- Date: 1–7 January
- Edition: 30th
- Category: ATP International Series
- Draw: 24S (RR) / 16D
- Prize money: US$411,000
- Surface: Hard (Rebound Ace)
- Location: Adelaide, South Australia, Australia

Champions

Singles
- Novak Djokovic

Doubles
- Wesley Moodie / Todd Perry
- ← 2006 · Next Generation Adelaide International · 2008 →

= 2007 Next Generation Adelaide International =

The 2007 Next Generation Adelaide International was a professional men's tennis event on the 2007 ATP Tour in Adelaide, Australia, held from 1 January to 7 January 2007. Novak Djokovic won the title, an ATP International Series level tournament.

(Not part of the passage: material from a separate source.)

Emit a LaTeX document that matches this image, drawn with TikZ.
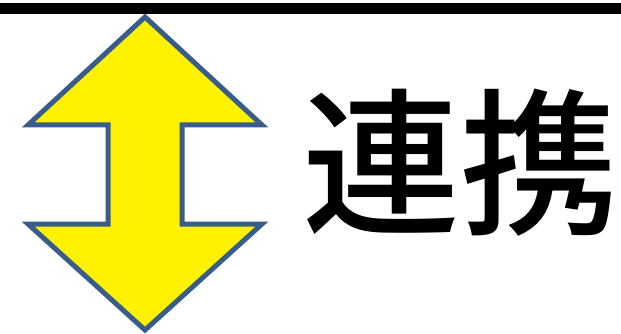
\documentclass[tikz,border=0pt]{standalone}
\usepackage{fontspec}
\newfontfamily\cjk{Noto Sans CJK JP}[UprightFont={* Medium}]
\definecolor{arrowline}{HTML}{385D8A}
\begin{document}
\begin{tikzpicture}[x=1pt,y=-1pt,
  bar/.style={fill=black},
  dblarrow/.style={fill=yellow,draw=arrowline,line width=5pt,line join=miter},
  label/.style={font=\cjk\fontsize{158}{160}\selectfont,inner sep=0pt}]
\useasboundingbox (0,0) rectangle (621,334);
\fill[bar] (0,3) rectangle (621,14);
\draw[dblarrow] (145,17) -- (28,125) -- (108,125) -- (108,224) -- (28,224) -- (145,330)
  -- (262,224) -- (182,224) -- (182,125) -- (262,125) -- cycle;
\node[label] (txt) at (460,163) {連携};
\end{tikzpicture}
\end{document}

This was the first tournament of the season (alongside Viña del Mar, Delray Beach, Buenos Aires and Las Vegas) that implemented a 24-player round robin tournament for the singles competition, as part of the round-robin trials proposed during this season.

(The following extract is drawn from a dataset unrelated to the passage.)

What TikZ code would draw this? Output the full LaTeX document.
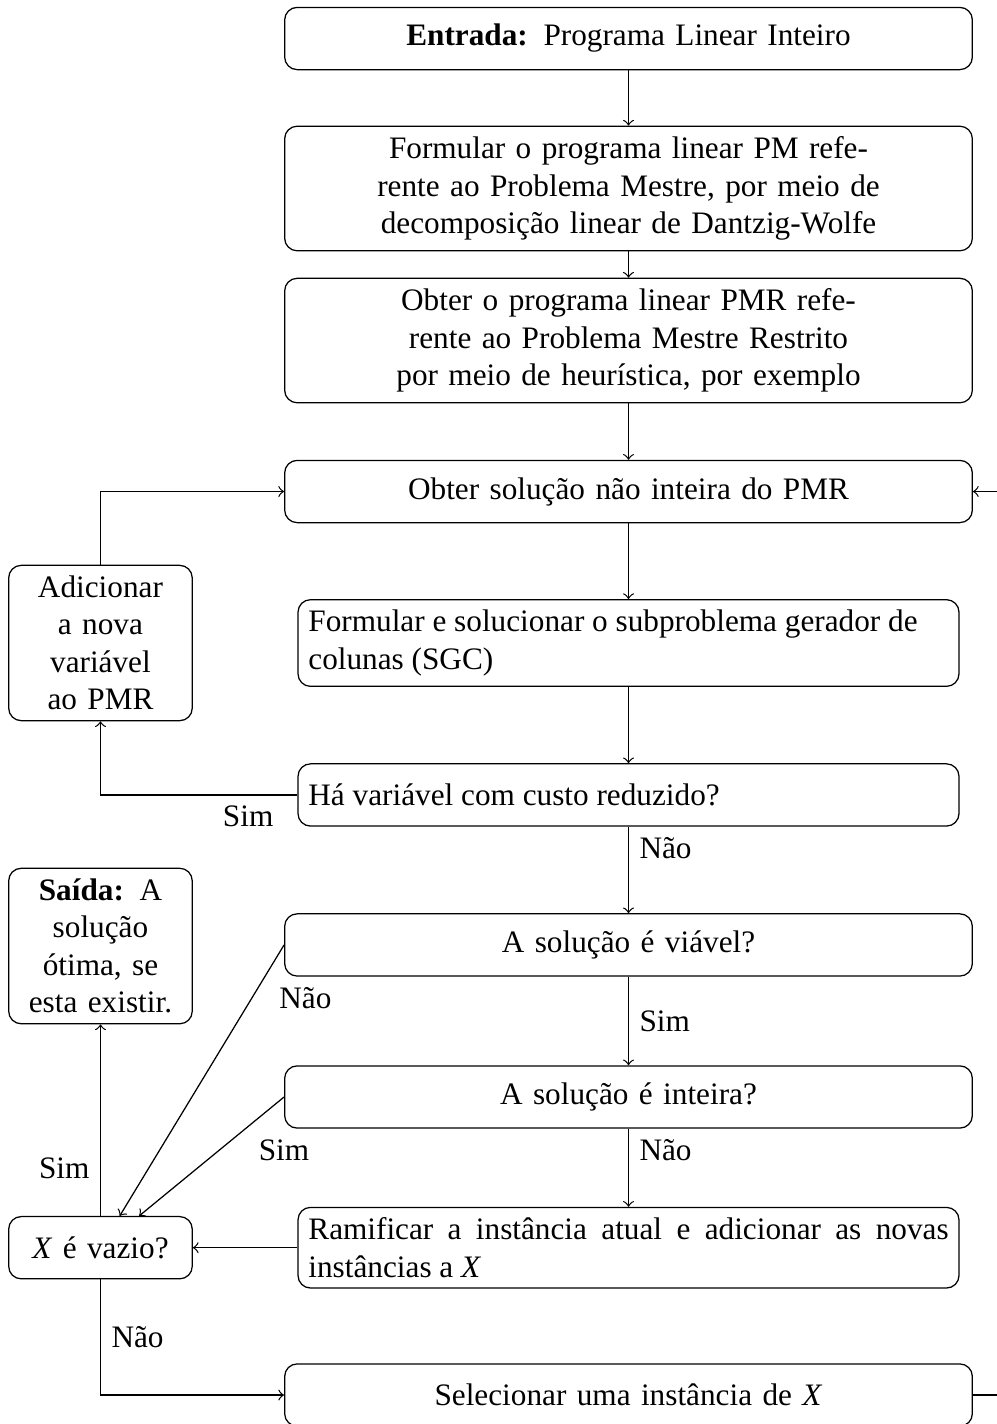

== Singles main-draw entrants ==

=== Seeds ===

| Country | Player | Rank^{1} | Seed |
|---|---|---|---|
| SRB | Novak Djokovic | 16 | 1 |
| FRA | Richard Gasquet | 18 | 2 |
| CZE | Radek Štěpánek | 19 | 3 |
| AUS | Lleyton Hewitt | 20 | 4 |
| SVK | Dominik Hrbatý | 21 | 5 |
| FRA | Arnaud Clément | 42 | 6 |
| FRA | Gilles Simon | 45 | 7 |
| FRA | Paul-Henri Mathieu | 55 | 8 |

- Rankings are as of 25 December 2006.

=== Other entrants ===
The following players received wildcards into the main draw:
- AUS Chris Guccione
- AUS Alun Jones
- AUS Peter Luczak

The following players received entry from the qualifying draw:
- AUS Paul Baccanello
- AUS Nathan Healey
- RSA Wesley Moodie
- JPN Go Soeda

The following player received entry as a lucky loser:
- ARG Martín Vassallo Argüello

===Withdrawals===
- During the tournament
- SRB Janko Tipsarević → replaced by Martín Vassallo Argüello

===Retirements===
- FRA Florent Serra (illness)
- SRB Janko Tipsarević (adductor injury)

== Doubles main-draw entrants ==

=== Seeds ===

| Country | Player | Country | Player | Rank^{1} | Seed |
|---|---|---|---|---|---|
| ISR | Jonathan Erlich | ISR | Andy Ram | 26 | 1 |
| CZE | Lukáš Dlouhý | CZE | Pavel Vízner | 35 | 2 |
| SWE | Simon Aspelin | RSA | Chris Haggard | 50 | 3 |
| AUS | Ashley Fisher | USA | Tripp Phillips | 57 | 4 |

- ^{1} Rankings are as of 25 December 2006.

=== Other entrants ===
The following pairs received wildcards into the main draw:
- AUS Wayne Arthurs / AUS Chris Guccione
- AUS Nathan Healey / AUS Robert Smeets

=== Retirements ===
- CZE Jan Hájek (dizziness)

==Finals==

===Singles===

SRB Novak Djokovic defeated AUS Chris Guccione, 6–3, 6–7^{(6–8)}, 6–4
- It was Djokovic's 1st title of the year and the 3rd of his career.

===Doubles===

RSA Wesley Moodie / AUS Todd Perry defeated SRB Novak Djokovic / CZE Radek Štěpánek, 6–4, 3–6, [15–13]
- It was 1st title of the year and the 2nd of his career for Moodie; 1st title of the year and the 5th of his career for Perry.
- Both players have won their 1st of a total of 2 titles as a team, with the other one being Valencia at the same year.